There’s a cardinal rule about entering a Faery circle: Never tell the Fae your real name. Because everyone in the trilogy thinks they’re on the hunt for a witch’s ghost, this basic rule is breached over and over again as the three disparate groups all introduce themselves on camera by name, and continue to shout each other’s names in the woods long after they’ve entered the Faerie realm of the Black Hills. You must never eat anything inside a Faery circle either, and everyone in the franchise breaks that rule, too.  

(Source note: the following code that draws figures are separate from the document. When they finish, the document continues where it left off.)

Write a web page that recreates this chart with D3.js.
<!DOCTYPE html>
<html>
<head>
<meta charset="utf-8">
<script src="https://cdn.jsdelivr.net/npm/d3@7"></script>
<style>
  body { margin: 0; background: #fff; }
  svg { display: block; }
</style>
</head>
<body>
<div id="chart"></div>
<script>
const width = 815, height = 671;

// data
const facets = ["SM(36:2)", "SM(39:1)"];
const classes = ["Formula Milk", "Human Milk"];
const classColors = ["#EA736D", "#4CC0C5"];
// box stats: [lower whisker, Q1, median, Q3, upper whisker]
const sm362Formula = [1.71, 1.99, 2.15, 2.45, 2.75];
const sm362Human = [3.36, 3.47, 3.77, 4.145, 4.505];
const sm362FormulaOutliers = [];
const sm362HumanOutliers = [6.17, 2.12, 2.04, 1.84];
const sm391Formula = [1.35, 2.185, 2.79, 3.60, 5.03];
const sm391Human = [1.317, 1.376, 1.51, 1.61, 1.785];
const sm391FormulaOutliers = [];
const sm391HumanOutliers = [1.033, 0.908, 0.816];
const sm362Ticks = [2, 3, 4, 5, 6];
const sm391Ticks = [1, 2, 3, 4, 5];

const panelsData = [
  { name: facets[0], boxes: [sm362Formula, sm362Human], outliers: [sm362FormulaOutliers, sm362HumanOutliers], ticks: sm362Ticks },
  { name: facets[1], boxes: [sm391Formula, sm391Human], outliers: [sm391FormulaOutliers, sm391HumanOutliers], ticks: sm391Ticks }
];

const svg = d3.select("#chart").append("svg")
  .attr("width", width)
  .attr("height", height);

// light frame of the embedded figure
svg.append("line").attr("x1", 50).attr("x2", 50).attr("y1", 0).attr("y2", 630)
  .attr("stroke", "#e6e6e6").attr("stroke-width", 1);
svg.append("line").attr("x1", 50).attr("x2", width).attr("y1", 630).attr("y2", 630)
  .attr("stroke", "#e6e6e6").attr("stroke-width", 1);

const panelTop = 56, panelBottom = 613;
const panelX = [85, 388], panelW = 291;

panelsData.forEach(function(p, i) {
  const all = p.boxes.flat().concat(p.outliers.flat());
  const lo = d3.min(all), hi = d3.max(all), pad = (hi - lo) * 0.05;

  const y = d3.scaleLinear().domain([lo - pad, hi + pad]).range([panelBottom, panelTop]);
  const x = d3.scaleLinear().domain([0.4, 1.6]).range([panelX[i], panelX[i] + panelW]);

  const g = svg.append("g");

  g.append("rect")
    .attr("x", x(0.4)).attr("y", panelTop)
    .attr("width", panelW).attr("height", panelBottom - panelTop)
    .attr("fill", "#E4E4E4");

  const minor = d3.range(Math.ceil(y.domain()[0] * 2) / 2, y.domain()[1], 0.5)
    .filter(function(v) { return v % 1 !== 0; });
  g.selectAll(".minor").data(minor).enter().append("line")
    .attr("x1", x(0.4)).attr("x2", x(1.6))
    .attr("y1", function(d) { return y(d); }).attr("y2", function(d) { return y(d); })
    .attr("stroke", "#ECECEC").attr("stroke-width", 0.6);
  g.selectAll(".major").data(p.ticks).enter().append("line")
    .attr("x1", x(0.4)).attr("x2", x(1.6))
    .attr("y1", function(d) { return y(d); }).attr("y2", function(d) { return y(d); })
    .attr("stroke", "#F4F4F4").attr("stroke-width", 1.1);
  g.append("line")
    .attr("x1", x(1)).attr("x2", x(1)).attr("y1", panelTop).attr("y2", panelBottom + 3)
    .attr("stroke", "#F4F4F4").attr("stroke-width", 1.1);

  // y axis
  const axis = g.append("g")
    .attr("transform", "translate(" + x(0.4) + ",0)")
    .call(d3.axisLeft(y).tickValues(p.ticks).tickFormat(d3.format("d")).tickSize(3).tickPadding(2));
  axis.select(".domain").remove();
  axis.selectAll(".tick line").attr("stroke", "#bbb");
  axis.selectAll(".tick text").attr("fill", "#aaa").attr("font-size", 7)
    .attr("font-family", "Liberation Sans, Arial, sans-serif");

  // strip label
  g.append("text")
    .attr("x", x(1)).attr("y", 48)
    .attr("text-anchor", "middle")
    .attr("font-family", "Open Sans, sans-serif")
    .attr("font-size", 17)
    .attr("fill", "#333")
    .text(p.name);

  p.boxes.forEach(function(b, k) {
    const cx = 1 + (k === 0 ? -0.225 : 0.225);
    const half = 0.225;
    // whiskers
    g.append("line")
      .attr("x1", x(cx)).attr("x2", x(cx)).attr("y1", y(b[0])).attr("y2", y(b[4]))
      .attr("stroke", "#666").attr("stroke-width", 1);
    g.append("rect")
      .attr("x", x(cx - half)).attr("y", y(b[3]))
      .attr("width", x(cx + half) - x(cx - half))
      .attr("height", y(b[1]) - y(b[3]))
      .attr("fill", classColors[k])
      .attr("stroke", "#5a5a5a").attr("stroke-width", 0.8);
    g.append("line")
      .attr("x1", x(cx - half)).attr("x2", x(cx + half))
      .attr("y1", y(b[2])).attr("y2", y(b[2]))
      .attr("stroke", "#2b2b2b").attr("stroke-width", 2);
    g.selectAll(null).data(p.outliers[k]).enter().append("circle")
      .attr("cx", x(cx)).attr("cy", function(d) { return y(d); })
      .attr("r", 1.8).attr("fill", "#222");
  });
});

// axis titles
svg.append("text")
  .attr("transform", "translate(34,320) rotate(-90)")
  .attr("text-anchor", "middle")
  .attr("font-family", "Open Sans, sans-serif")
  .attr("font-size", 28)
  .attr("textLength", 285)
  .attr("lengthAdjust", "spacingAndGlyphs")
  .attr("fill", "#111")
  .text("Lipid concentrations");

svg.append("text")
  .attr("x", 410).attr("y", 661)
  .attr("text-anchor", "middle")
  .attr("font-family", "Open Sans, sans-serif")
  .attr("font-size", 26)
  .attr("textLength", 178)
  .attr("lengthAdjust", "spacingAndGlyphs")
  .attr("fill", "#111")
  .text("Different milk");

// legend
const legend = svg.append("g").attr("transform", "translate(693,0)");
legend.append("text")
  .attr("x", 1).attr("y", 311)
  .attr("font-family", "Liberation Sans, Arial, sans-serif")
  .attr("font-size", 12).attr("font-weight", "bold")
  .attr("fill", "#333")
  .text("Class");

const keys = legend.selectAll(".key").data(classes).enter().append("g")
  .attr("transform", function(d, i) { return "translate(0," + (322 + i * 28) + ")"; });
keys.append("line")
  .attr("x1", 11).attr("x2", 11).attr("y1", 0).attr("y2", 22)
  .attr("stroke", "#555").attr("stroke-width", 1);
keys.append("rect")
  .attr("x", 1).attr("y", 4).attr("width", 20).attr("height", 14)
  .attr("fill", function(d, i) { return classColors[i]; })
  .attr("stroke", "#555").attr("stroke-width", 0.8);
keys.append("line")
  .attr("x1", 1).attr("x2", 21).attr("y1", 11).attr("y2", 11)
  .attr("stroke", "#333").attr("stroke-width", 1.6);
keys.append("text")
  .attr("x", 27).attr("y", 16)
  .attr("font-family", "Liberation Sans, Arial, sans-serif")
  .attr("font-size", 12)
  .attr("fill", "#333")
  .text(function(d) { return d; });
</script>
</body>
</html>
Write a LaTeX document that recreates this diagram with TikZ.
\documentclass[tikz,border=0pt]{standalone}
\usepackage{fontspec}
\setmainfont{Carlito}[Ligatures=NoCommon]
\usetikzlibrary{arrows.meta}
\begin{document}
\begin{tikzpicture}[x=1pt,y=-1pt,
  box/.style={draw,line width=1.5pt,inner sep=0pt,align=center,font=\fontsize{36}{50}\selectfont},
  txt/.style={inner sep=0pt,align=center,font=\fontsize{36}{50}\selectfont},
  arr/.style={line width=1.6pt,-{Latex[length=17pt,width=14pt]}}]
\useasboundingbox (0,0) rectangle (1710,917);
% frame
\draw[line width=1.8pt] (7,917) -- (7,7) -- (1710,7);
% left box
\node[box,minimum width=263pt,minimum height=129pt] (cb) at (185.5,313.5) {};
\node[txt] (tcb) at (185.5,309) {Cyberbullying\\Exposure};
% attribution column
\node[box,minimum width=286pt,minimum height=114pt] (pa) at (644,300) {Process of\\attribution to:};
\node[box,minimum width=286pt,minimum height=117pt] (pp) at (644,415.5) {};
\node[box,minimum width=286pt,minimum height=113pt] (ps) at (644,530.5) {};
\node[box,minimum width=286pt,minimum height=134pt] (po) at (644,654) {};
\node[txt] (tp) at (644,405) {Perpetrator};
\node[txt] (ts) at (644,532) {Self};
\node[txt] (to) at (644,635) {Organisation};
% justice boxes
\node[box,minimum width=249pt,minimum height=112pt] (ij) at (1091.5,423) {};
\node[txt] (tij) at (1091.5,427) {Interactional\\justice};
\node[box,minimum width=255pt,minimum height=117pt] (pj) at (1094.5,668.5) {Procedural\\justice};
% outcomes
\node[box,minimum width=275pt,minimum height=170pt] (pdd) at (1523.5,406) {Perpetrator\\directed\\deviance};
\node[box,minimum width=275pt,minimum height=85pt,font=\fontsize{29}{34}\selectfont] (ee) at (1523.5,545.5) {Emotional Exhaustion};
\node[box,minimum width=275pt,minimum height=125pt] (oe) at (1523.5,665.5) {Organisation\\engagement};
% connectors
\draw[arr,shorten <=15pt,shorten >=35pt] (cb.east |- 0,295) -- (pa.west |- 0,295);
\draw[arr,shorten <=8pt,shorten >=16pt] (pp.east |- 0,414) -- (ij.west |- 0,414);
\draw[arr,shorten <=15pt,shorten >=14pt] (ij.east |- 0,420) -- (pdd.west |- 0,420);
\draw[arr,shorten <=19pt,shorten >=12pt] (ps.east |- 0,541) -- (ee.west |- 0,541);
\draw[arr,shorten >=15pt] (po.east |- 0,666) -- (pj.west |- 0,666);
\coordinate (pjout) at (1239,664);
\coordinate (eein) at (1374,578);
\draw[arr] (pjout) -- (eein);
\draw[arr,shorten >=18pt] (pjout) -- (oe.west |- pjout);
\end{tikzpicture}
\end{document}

Fae create illusion and mirage to herd people into their magical circles where time doesn’t move the same as it does in the human world. Could this explain why in each of the three Blair Witch films time suddenly loses all meaning and the groups walk in an impossible loop through the Black Hills? In Blair Witch at one point, Talia (Valorie Curry) says it’s been night for days after she and co-tour leader Lane (Wes Robinson) have been kicked out of the group. Lisa’s (Callie Hernandez) alarm goes off at 7am but there’s no sun, and another day they sleep until 2pm somehow without noticing it. Inside Rustin Parr’s house that shouldn’t exist it appears to be the dead of night, but every so often we see flashes through the boarded up windows showing daylight outside. These are all Fae machinations and mirages to toy with the humans.

Fae also love to mess with electronics since they are allergic to iron, which would explain why Heather, Josh, and Mikey’s footage was buried deep under the ruins of Rustin Parr’s house. They also greatly value their privacy, so would want to hide the evidence of their trickery. Fae’s iron sensitivity would also explain the manipulated film and videotapes in Book of Shadows, scrambled and hidden so as not to reveal the actual causes of the group hysteria, shared hallucinations, and mass murder. In 2016’s Blair Witch, their high-tech drone suddenly goes on the fritz and smashes to bits after its fall, which could be the Fae once again protecting their privacy and eliminating one aspect of iron from their victims’ possessions. 

Setting up rock cairns, hanging mysterious stick figures, and stealing human teeth: these are all tricksy Fae behaviors to scare humans and tenderize their flesh. In Blair Witch, Talia finds her own hair wrapped in a stick figure, and when they snap the twigs Talia snaps too. Like collecting teeth, Fae also collect hair, buttons, nails, and other human objects to add power to their enchantments. 

Faeries can make structures appear and disappear to further alter humans’ sense of reality, explaining the huge tree the Book of Shadows crew see growing out of the foundations of Rustin Parr’s house, that’s later revealed to be a simple twig. “We brought something back with us,” Erica (Erica Leerhsen) says in Book of Shadows, and it’s true: taking one rock or twig or even a part of a leaf from a Faery circle increases the range of said circle, allowing the Fae to manipulate events miles away. From his home, Jeff (Jeffrey Donovan) sells rocks from the Black Hills as well as makes his own stick figures, giving the Fae easy access to the group as we see in the grotesque escalating events of mass murder. In Blair Witch, Rustin Parr’s house suddenly appears as the group continues retracing their steps through no fault of their own. The same supposedly nonexistent house in which Heather, Josh, and Mikey also meet their ends in the original movie. 

While Fae will do their thing at all hours, a good chunk are nocturnal. Why else does the Tooth Fairy only visit after you’ve gone to sleep? In the case of the Blair Witch franchise, not allowing a good night’s sleep confuses humans, leading to infighting and general interpersonal suspicion, classic Fae trickery that further ensnares humans in their web. 

The most convincing piece of Fae horror evidence comes at the end of 2016’s Blair Witch when we finally see the supposed witch: It looks like a close cousin of the Fae Pale Man from Pan’s Labyrinth, with its tall body, overlong arms and legs, dripping fanged maw, and hugely clawed hands — all common traits of a flesh-eating Fae. 

In the context of a Fae reading, the legend of the witch is just another Faerie ploy to trick humans into a shadow realm from where they can never escape. It’s common knowledge that witches are historically vilified figures in the human world, yet also inspire a dark fascination from the same humans who denigrate them. Through this hagstone lens, Mikey in The Blair Witch Project was a total dick when he kicked the map into the river, but he was also right: The map was absolutely useless once they entered the Fae’s realm. Blair Witch as Fae horror actually ends up being a unifying theory of all three films, making them a proper narrative trilogy, rather than two unrelated sequels taking place in different versions of the original world.

The fact that the first movie was filmed with the crew performing unscripted and terrifying pranks on the three actors while in the deep woods only adds to the dark charm of the trilogy as an installment of Fae horror. It makes me wonder whether the original Blair Witch Project directors Daniel Myrick and Eduardo Sánchez were stealthy Fae agents all along, waiting for someone to finally realize their genre-changing opus isn’t about a witch at all. And maybe it never was.